Rajkummar Rao, most recently played Panna Tipu, the comedic charm of the Netflix’s somewhat tepid Guns & Gulaabs. The actor who started out as an intense, popularly methodical performer, has now become a comedic maverick of sorts. He is the highlight of a ponderous show with an excruciating dull middle. Vicky Kaushal, not too long ago was in Zara Hatke Zara Bachke, another film that mimes the eccentricities of a small-town family and its adjacent quirks. With months between these releases, there is a clear trajectory, or at least a bracket beginning to emerge that doesn’t augur well for a promising troika.

In their own ways, Khurrana, Kaushal and Rao are all stars, having produced credible work in the years that they have been active. Work that might have led to deserved acclaim but is yet to translate to box-office numbers, or reach, that places them on publically-endorsed pedestals. It’s one thing to make a good film, it’s another to draw crowds to the cinemas. The making of a bonafide movie star is defined by that exotic, inexplicable quality that only his or her fans can fully articulate. It’s also defined by the kind of cinema you foster and ferment into the imagination of the audience. Quirky, small-town men are charming anecdotes from an unseen India, but to most of the country watching, they are also relatable, and therefore forgettable men next door. These are decent performances in their own right, but hardly as memorable as an iconic, maybe even distant character ought to be.
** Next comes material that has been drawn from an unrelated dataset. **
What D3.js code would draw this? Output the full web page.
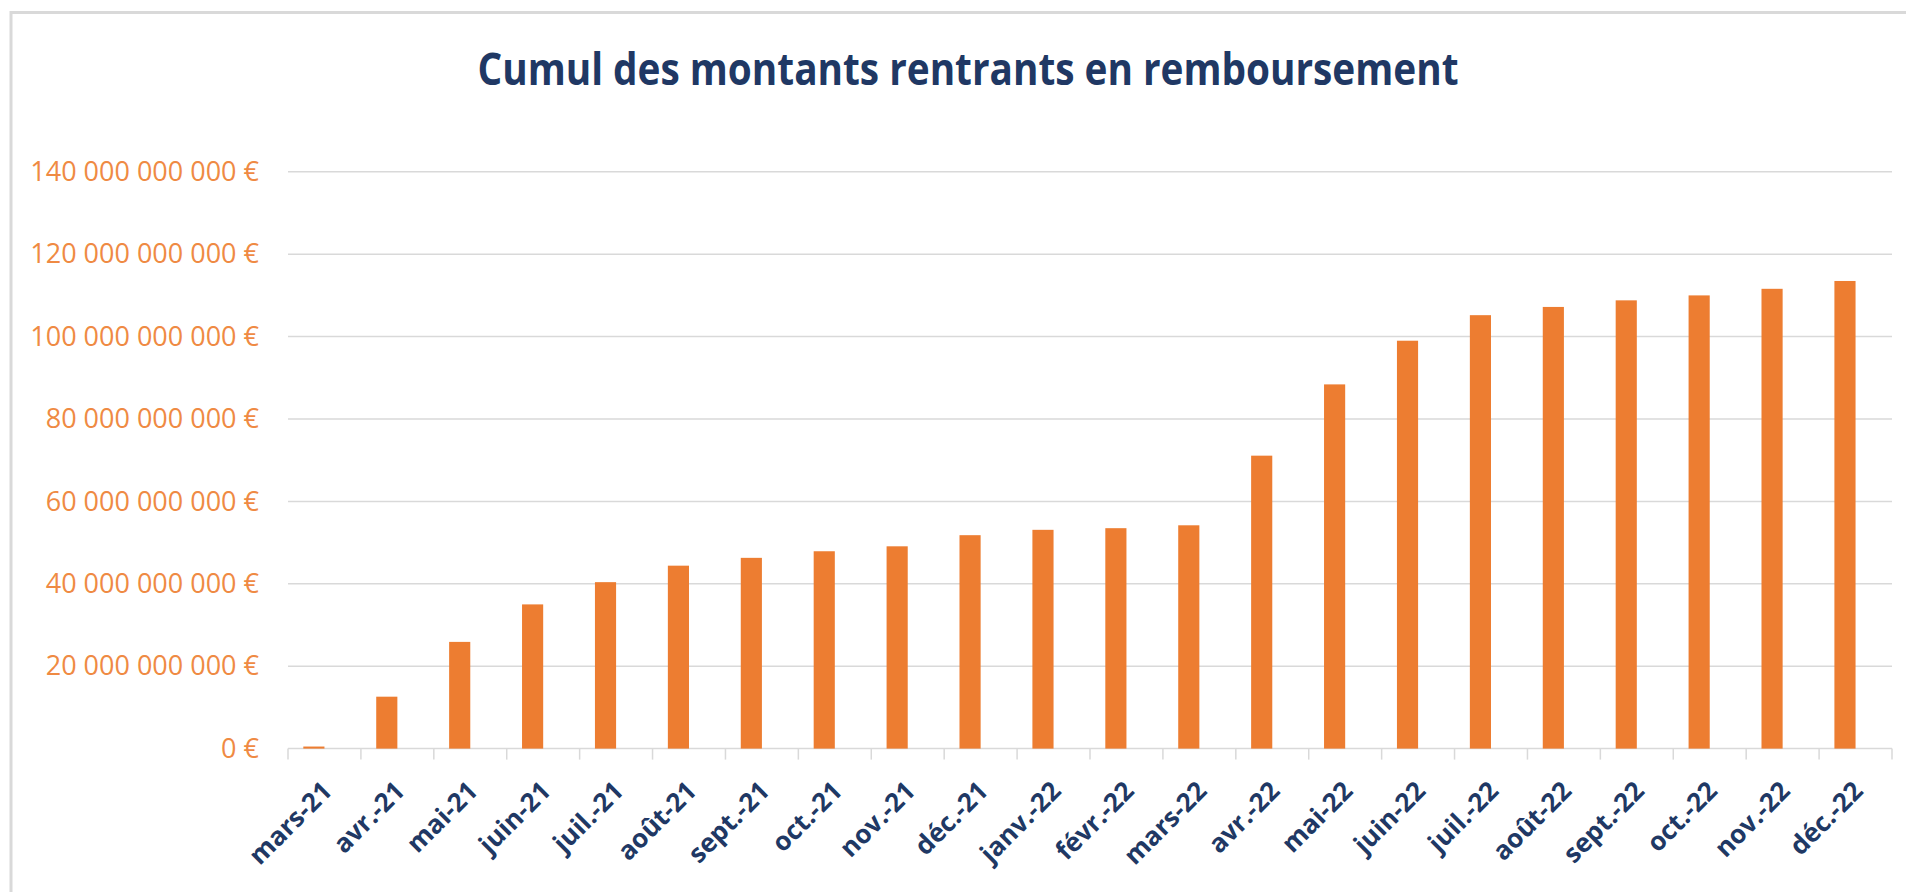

It’s trivialisation by grounding.

The fact that even an ageing, half-bent Sunny Deol has managed to stir the theatrical cash register, points to an eco-system relying on nostalgia to reclaim that austerity of the megastar. The 90s’ continued relevance hints at recall, but also at the fact that the younger generation today, is looking for icons and role models elsewhere. In an ocean full of content, comedy, it’s ubiquity in terms of a contextualised internet, is gradually diminishing in its theatrical influence. Ye,  it might spawn franchises like Dream Girl, Stree and others, but it won’t ever create that standstill moment of cinematic inequity, where one script, one movie, one character, or even one moment, rises above the rest. It’s probably why when the Khans were dictating the box-office in the 90s, Govinda, stuck to his quirky, idiosyncratic cinema to middling effect. He might be an antique today, but back then he was the comedic relief, to the mainstream’s more mannered design. It’s the vacuum, the sort of enjoyable but also forgettable plate, that the new-age actor has turned to fill. This is obviously not a criticism of their performances or even their films, but merely the interpretation of a pattern that attests to both, our history and future.

Khurrana’s crossdressing gimmicks in Dream Girl are laudable in a sense, but nothing about it feels ingenious or even path-breaking. In fact, it’s possibly the actor’s crassest film yet, which makes it a mainstream reckoner. Should it grow in numbers, it might suggest a grammar that can be followed. The problem though is that the audience that made these actors into recognisable stars, is only a small fraction of the country that christens kings and conquerors. Kaushal has comparatively, tasted mainstream success at the theatres with URI – he might do so again with Sam Bahadur – but his roles since echo the choices, or maybe the limitations, of the other two. It’s indicative of the low-hanging but maybe only fruit available on a branch that is still seeking the foundation that produces epochal megastars. As Govinda might tell you, it’s unlikely to happen through quirky comedies.